Logo após o ocorrido, no início de março, a Câmara de Vereadores instaurou uma Comissão Parlamentar de Inquérito (CPI) para investigar o caso e cassar o mandato de Fantinel. O grupo trabalhou durante dois meses.

Por meio de sorteio, a CPI foi presidida pela vereadora Tatiane Frizzo (PSDB); teve como relator, Edi Carlos Pereira de Souza (PSB); e Felipe Gremelmaier (MDB), como integrante. O processo investigatório foi originado por quatro documentos externos: do ex-vice-prefeito municipal Ricardo Fabris de Abreu; da então presidente do Partido Democrático Trabalhista (PDT) de Caxias do Sul, Maria Cecilia Pozza; do secretário-geral do Patriota, Davi Catarino Santana; e das Defensorias Públicas dos Estados da Bahia e do Rio Grande do Sul.

No final, nove vereadores votaram a favor e 13 foram contra. Pelo Regimento Interno, seriam necessários 16 votos favoráveis (2/3 do plenário).
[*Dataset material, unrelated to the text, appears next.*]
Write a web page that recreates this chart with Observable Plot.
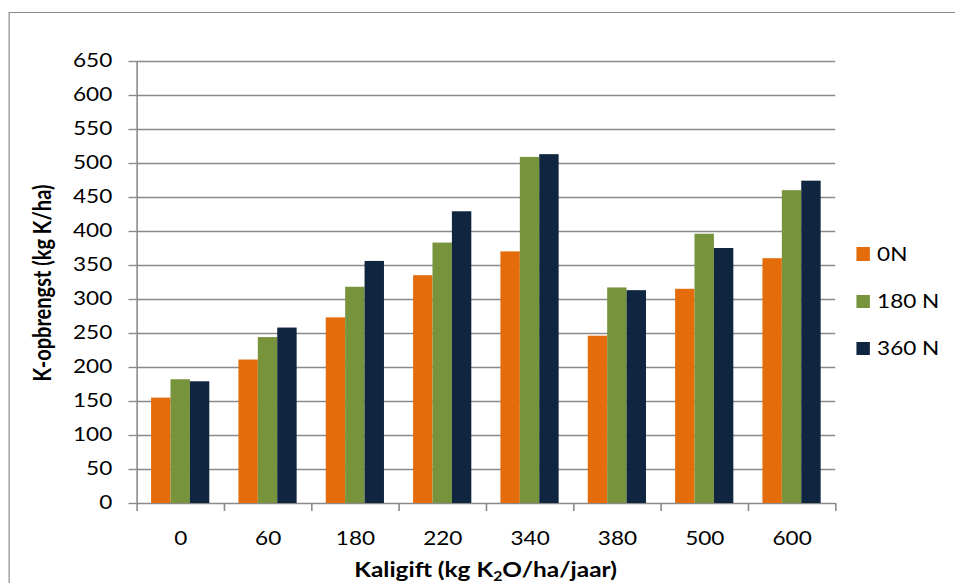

A reportagem do Portal Leouve contatou Sandro Fantinel, no início da manhã desta terça-feira (24). Ele respondeu por meio de mensagem.

“Nada a declarar no momento. Iremos até a última instância. Quero que o mundo veja no que virou o Brasil. A democracia foi sepultada em 2022”, afirmou.

Confira a declaração de Fantinel, na tribuna do legislativo:

“(…) Gente, eu só vô dá um conselho, agricultores, produtores, empresas agrícolas que
estão nesse momento me acompanhando, eu vô dá um conselho pra vocês não contratem
mais aquela gente lá de cima. Conversem comigo, vamos cria uma linha e vamo contratar
os argentino, porque todos os agricultores que tem argentinos trabalhando hoje só batem
palma. São limpos, trabalhadores, corretos, cumprem o horário, mantém a casa limpa e no
dia de ir embora ainda agradecem o patrão (…). Em nenhum lugar do estado na agricultura
teve um problema com argentino ou com grupo de argentino, agora com os baianos que a
única cultura que eles tem é vive na praia tocando tambor, era normal que fosse tê esse
tipo de problema, então eu quero dizê, deixem de lado, deixem lado, que isso sirva de lição,
deixem de lado, aquele povo que é acostumado com carnaval e festa pra vocês não se
incomoda (…)”, diz nos autos do processo.